Still, alterations were necessary. “My least favorite space was the part that was most important to me: the kitchen,” recalls the husband, who loves to cook. “I was lukewarm about it.” In response, the designers reworked the prominent pantry, which was initially enclosed by a nondescript sheetrock wall. Martin covered the wall with laminate that resembles Shou Sugi Ban, a cedar Japanese artisans have traditionally preserved by charring it black. “It created this very dramatic wood-like presence,” he says. Now, the space complements the house’s other materials. “The black in this environment was drawn from the blackened-steel window frames,” Martin explains. The laminate serves another purpose: In one simple gesture, “the kitchen, with no appliance changes, became unified with the great room,” he says. The designers continued the laminate into the adjacent dry bar, the entrance to the master bedroom and the opposite end of the hallway, where they added a mirror to create the illusion the hallway continues on.
This dusky, inky shade complements the art the designers helped the couple collect, which leans heavily toward abstract black-and-white pieces that are graphic and gestural. Amid the mix of paintings and photographs, ethnic artifacts speak both to the monochromatic palette and the rough-hewn character of the flagstone. A hollowed-out palm tree stump near the entry, chunky Dogon ladders in the open living-dining area and Balinese doors hung on a guest room wall mimic minimalist sculptures. Set against streamlined modern furniture, these rustic pieces with organic shapes and finishes create another high contrast in the house.

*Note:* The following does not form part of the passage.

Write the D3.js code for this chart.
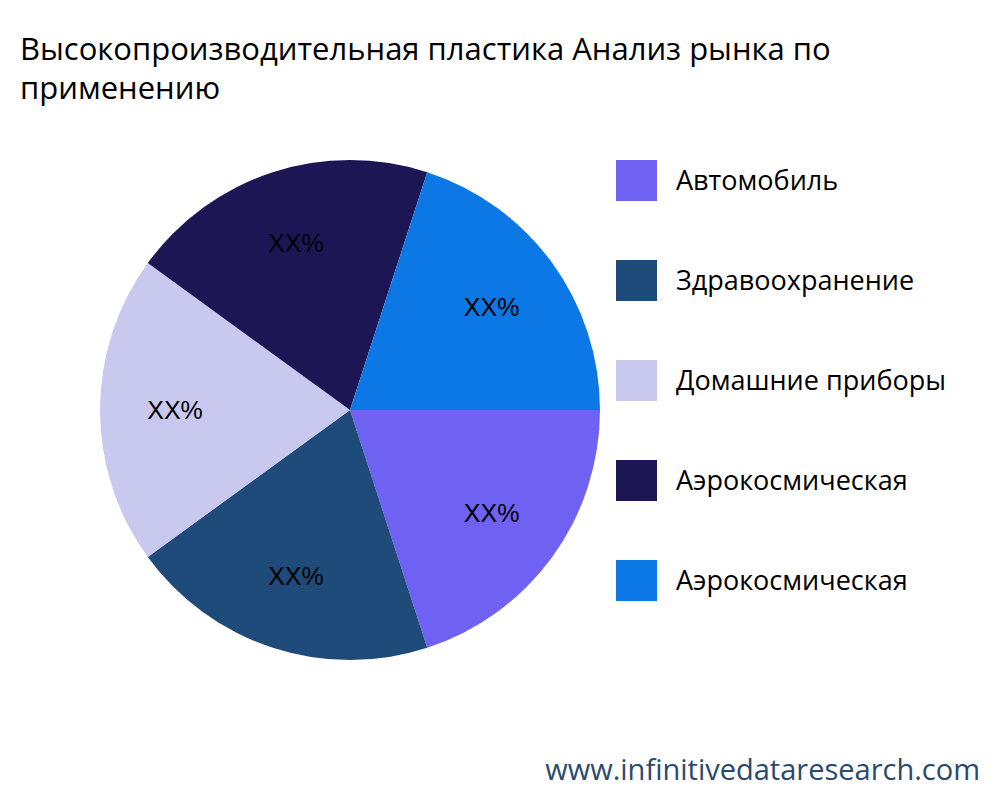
<!DOCTYPE html>
<html><head><meta charset="utf-8">
<script src="https://cdn.jsdelivr.net/npm/d3@7"></script>
<style>body{margin:0;background:#fff}</style>
</head><body>
<script>
const categories = ["Автомобиль","Здравоохранение","Домашние приборы","Аэрокосмическая","Аэрокосмическая"];
const values = [20,20,20,20,20];
const labels = ["XX%","XX%","XX%","XX%","XX%"];
const colors = ["#6f61f2","#1f4b7a","#c9c9f0","#1c1754","#0b78e6"];

const svg = d3.select("body").append("svg").attr("width",1000).attr("height",800);
svg.append("text").attr("x",20).attr("y",60).attr("font-family","Open Sans").attr("font-size",31).attr("fill","#000")
  .text("Высокопроизводительная пластика Анализ рынка по");
svg.append("text").attr("x",20).attr("y",99).attr("font-family","Open Sans").attr("font-size",31).attr("fill","#000")
  .text("применению");

const pie = d3.pie().sort(null).value(d=>d).startAngle(Math.PI/2).endAngle(Math.PI/2+2*Math.PI);
const arcs = pie(values);
const arc = d3.arc().innerRadius(0).outerRadius(250);
const larc = d3.arc().innerRadius(175).outerRadius(175);
const g = svg.append("g").attr("transform","translate(350,410)");
g.selectAll("path").data(arcs).enter().append("path").attr("d",arc).attr("fill",(d,i)=>colors[i]);
g.selectAll("text").data(arcs).enter().append("text")
  .attr("transform",d=>`translate(${larc.centroid(d)})`).attr("text-anchor","middle").attr("dy","0.35em")
  .attr("font-family","Liberation Sans").attr("font-size",25).attr("fill","#000").text((d,i)=>labels[i]);

const lg = svg.append("g");
categories.forEach((c,i)=>{
  const y = 160 + i*100;
  lg.append("rect").attr("x",616).attr("y",y).attr("width",41).attr("height",41).attr("fill",colors[i]);
  lg.append("text").attr("x",676).attr("y",y+21).attr("dy","0.35em").attr("font-family","Open Sans").attr("font-size",27).attr("fill","#000").text(c);
});
svg.append("text").attr("x",980).attr("y",780).attr("text-anchor","end").attr("font-family","Open Sans").attr("font-size",29).attr("fill","#2a4a6d").text("www.infinitivedataresearch.com");
</script>
</body></html>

Other decor items help produce a sense of intimacy, something the clients’ former residence lacked—and with the open plan of the main rooms, this home was in danger of suffering a similar fate. Many of the new light fixtures echo the black steel framing, but they are positioned in a way that humanizes the spaces. For instance, over the live-edge dining room table, the designers hung two pendants “that drop lower over the table, which creates a more intimate space,” Martin says. “They offer a mood for entertaining and great conversation.”
However, one aspect of the previous residence the designers did want to recreate was a definitive arrival area. Nestled into the surrounding desert, the new home lacked a clear entrance. Martin’s remedy? “I designed a fence of panels that architecturally complements the house, especially the upper windows of the interior,” he says. Guests now enter through a gate and step down to the front door. To shape the nearby scenery, Martin worked with landscape designer Ervin Bollinger to replace scrubby plantings with more linearly arranged ones, giving it a modern character. Larger boulders and more generously scaled plants complete the look.
The landscape modifications ground the house even more with its surroundings—a substantial contrast to what the owners were used to at their other residences. Now, they engage with the shifting moods of the desert through the comfort of their own home. “Rarely have we had a home where we spend a lot of time in the living room,” the husband says. “But to sit here in the afternoon with a book and look out over the desert and the saguaros is wonderful.”